After that residency, I received a scholarship to the New York Studio School, which emphasizes formal considerations and the human form.

 

In 2005 I proposed another residency program, similar to the one in the WTC, and became artist in residence on Governors Island in New York Harbor off the tip of Lower Manhattan. That program, hosted initially by the National Parks Service,  brought dozens of resident artists and art classes to paint plein air from the island with its historic structures and breathtaking views.

 

In addition to my four years at the New York Studio School, I studied at the National Academy and took various classes at the Art Students League, New School for Social Research, and the New York Academy.

 

Over the years my process has evolved. I now allow inspiration from whatever form it’s found. Working from clippings, candid photographs, and models, I compose paintings through a process of rearranging the elements. I draw, paint, cut and paste them, then photograph the outcome and manipulate them on the computer screen. The computer collage becomes a kind of cartoon for the painting. This process is continued on the canvas by mark-making and development of the surface. This process and the relationship to the experience is the source of the poetry

 

The accompanying images are from my most recent series of paintings. Inspired by restaurants and bars, each is based on a favorite place or an iconic or popular drink. The beauty is in the arrangement and painterly display of bottles, their labels, the light on the glass, and its translucent nature.

 

Bars and restaurants are meeting places where people come together to relax but also to be on display themselves. Each bar reflects the tastes and identities of its patrons, especially the selection of types and brands of liquor. The placement of liquors, wines, and beers is often hierarchal and contextual. A restaurant at a marina in Montauk will display more beer and rum than a bar on Wall Street. I have come to pay close attention to such subtleties.

 

The artwork speaks for the experience. The experience of the translucent glass and colored liquid is primarily visual. Seeing something through something else, such as one bottle behind another, has a poetry all its own. The presence of artificial and natural light reflected and direct light speaks to our varied experience. Labels play the role of affirming the individual within a group and asserting a singular identity. The label not only identifies the bottle's contents but also brand identity and even projects a subliminal emotional appeal. It may be a reminder of past experience, for better or for worse, or a promise of future pleasure. One of my favorites is Goslings Black Seal Rum. The label shows a trained seal balancing a barrel on its nose.

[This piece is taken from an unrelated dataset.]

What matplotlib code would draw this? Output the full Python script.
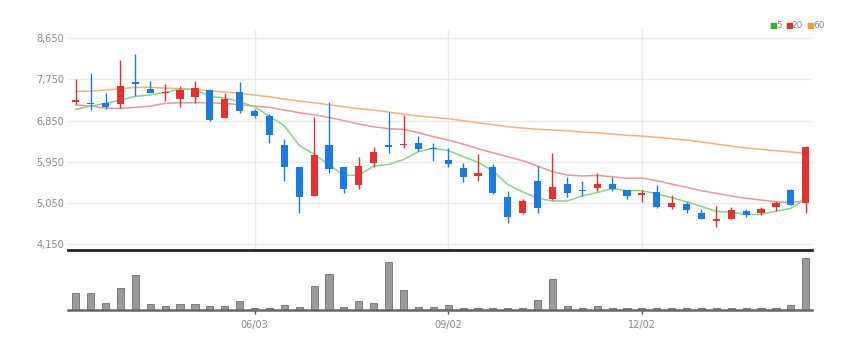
import matplotlib
matplotlib.use("Agg")
import matplotlib.pyplot as plt

# weekly candles (red = up, blue = down)
opens = [7253, 7238, 7238, 7209, 7682, 7544, 7457, 7311, 7369, 7515,
         6897, 7478, 7057, 6948, 6308, 5829, 5211, 6323, 5829, 5436,
         5930, 6323, 6308, 6366, 6257, 5988, 5814, 5640, 5843, 5189,
         4826, 5538, 5146, 5465, 5334, 5371, 5465, 5334, 5218, 5291,
         4957, 5029, 4840, 4666, 4710, 4884, 4826, 4971, 5334, 5058]
highs = [7747, 7878, 7442, 8169, 8299, 7711, 7638, 7602, 7718, 7529,
         7442, 7689, 7093, 6991, 6439, 5829, 6933, 7260, 5829, 6061,
         6265, 7035, 6977, 6512, 6352, 6243, 5930, 6119, 5901, 5320,
         5146, 5858, 6148, 5625, 5538, 5698, 5625, 5334, 5334, 5436,
         5233, 5073, 4913, 4986, 4957, 4928, 4957, 5087, 5364, 6294]
lows = [7209, 7079, 7108, 7122, 7384, 7442, 7282, 7151, 7238, 6832,
        6897, 7020, 6904, 6352, 5538, 4826, 5211, 5712, 5262, 5364,
        5843, 6134, 6250, 6178, 5974, 5829, 5509, 5538, 5247, 4608,
        4811, 4826, 5117, 5189, 5204, 5305, 5305, 5131, 5073, 4942,
        4928, 4840, 4695, 4521, 4710, 4739, 4797, 4884, 5000, 4840]
closes = [7297, 7217, 7137, 7602, 7638, 7457, 7478, 7515, 7558, 6861,
          7311, 7057, 6955, 6526, 5829, 5175, 6098, 5800, 5364, 5858,
          6163, 6279, 6337, 6221, 6236, 5901, 5625, 5712, 5276, 4753,
          5102, 4942, 5407, 5276, 5313, 5458, 5364, 5204, 5262, 4971,
          5044, 4898, 4710, 4710, 4898, 4782, 4913, 5058, 5015, 6265]
volumes = [52, 50, 22, 66, 104, 18, 12, 18, 18, 12,
           12, 28, 7, 7, 14, 9, 71, 108, 9, 28,
           22, 144, 60, 9, 9, 14, 7, 7, 7, 7,
           5, 31, 94, 12, 7, 12, 7, 5, 5, 7,
           7, 5, 5, 5, 5, 5, 5, 5, 14, 155]

# moving averages as drawn on the chart
ma5 = [7093, 7166, 7224, 7297, 7378, 7410, 7462, 7538, 7529, 7374,
       7345, 7260, 7148, 6942, 6736, 6308, 6117, 5886, 5653, 5659,
       5857, 5893, 6000, 6172, 6247, 6195, 6064, 5939, 5750, 5453,
       5294, 5157, 5096, 5096, 5208, 5279, 5364, 5323, 5320, 5252,
       5169, 5076, 4977, 4867, 4852, 4800, 4803, 4872, 4933, 5150]
ma20 = [7188, 7166, 7122, 7115, 7137, 7166, 7224, 7238, 7238, 7238,
        7224, 7195, 7165, 7137, 7079, 7020, 6977, 6919, 6846, 6773,
        6715, 6672, 6657, 6584, 6497, 6425, 6337, 6236, 6148, 6061,
        5974, 5858, 5734, 5661, 5640, 5654, 5625, 5589, 5596, 5538,
        5465, 5393, 5320, 5262, 5204, 5153, 5117, 5080, 5058, 5102]
ma60 = [7486, 7493, 7515, 7544, 7573, 7573, 7558, 7544, 7529, 7500,
        7471, 7442, 7405, 7369, 7318, 7275, 7238, 7195, 7151, 7108,
        7079, 7035, 6991, 6948, 6919, 6890, 6846, 6802, 6759, 6715,
        6686, 6657, 6643, 6628, 6599, 6584, 6555, 6526, 6512, 6483,
        6454, 6425, 6381, 6337, 6294, 6250, 6221, 6192, 6163, 6134]

tick_pos = [12, 25, 38]
tick_labels = ["06/03", "09/02", "12/02"]
price_ticks = [4150, 5050, 5950, 6850, 7750, 8650]

UP = "#e8312f"
DOWN = "#1b7be6"
TXT = "#888888"
label_font = ["Liberation Sans Narrow", "DejaVu Sans"]

fig = plt.figure(figsize=(8.62, 3.48), dpi=100)
ax = fig.add_axes([0.0789, 0.2816, 0.8631, 0.6322])
vax = fig.add_axes([0.0789, 0.1092, 0.8631, 0.1667], sharex=ax)

x = list(range(len(closes)))

# grid
ax.set_ylim(4026, 8825)
ax.set_yticks(price_ticks)
ax.set_yticklabels([f"{v:,}" for v in price_ticks], fontsize=7,
                   color=TXT, family=label_font)
ax.tick_params(axis="y", length=0, pad=3)
ax.tick_params(axis="x", length=0, labelbottom=False)
ax.set_xticks(tick_pos)
ax.grid(True, color="#ebebeb", linewidth=1)
ax.set_axisbelow(True)
for s in ["top", "right", "left"]:
    ax.spines[s].set_visible(False)
ax.spines["bottom"].set_color("#222222")
ax.spines["bottom"].set_linewidth(2)

# moving averages
ax.plot(x, ma60, color="#f6b27c", linewidth=1.1, zorder=2)
ax.plot(x, ma20, color="#f29595", linewidth=1.1, zorder=2)
ax.plot(x, ma5, color="#86d686", linewidth=1.1, zorder=2)

# candles
for i in x:
    o, h, l, c = opens[i], highs[i], lows[i], closes[i]
    col = UP if c >= o else DOWN
    ax.vlines(i, l, h, color=col, linewidth=1, zorder=3)
    body = max(abs(c - o), 25)
    ax.bar(i, body, bottom=min(o, c), width=0.48, color=col,
           linewidth=0, zorder=4)

ax.set_xlim(-0.52, 49.42)

# volume
vax.bar(x, volumes, width=0.48, color="#9a9a9a", edgecolor="#7c7c7c",
        linewidth=0.7)
vax.set_ylim(0, 174)
vax.set_yticks([])
for s in ["top", "right", "left"]:
    vax.spines[s].set_visible(False)
vax.spines["bottom"].set_color("#666666")
vax.spines["bottom"].set_linewidth(1.8)
vax.set_xticks(tick_pos)
vax.set_xticklabels(tick_labels, fontsize=7, color=TXT, family=label_font)
vax.tick_params(axis="x", length=3, width=1, color="#555555", pad=4)

# legend
legend_items = [("5", "#2fb52f"), ("20", "#e8312f"), ("60", "#f59a36")]
lx = 0.892
for lab, col in legend_items:
    fig.text(lx, 0.928, "■", color=col, fontsize=6, va="center", family="DejaVu Sans")
    fig.text(lx + 0.008, 0.928, lab, color=TXT, fontsize=6.5, va="center",
             family=label_font)
    lx += 0.008 + 0.0065 * len(lab) + 0.004

fig.savefig("out.png", dpi=100)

I find it an appropriate metaphor for the liquor and the creative process.

 

These paintings invite the viewer to delight in the almost musical nature of the language of painting: the expressive play of the demonstrative mark, spacing that creates a sense of animation, and complementary colors that counterpoint and accentuate each other. The hidden geometry of the painting like gravity holds everything in place. Deep shadows and bright highlights set the stage for the drama of saturated color.

 

Juggling these elements sustains my interest in the life I lead as an artist. The most remarkable thing is how it informs everything else I do.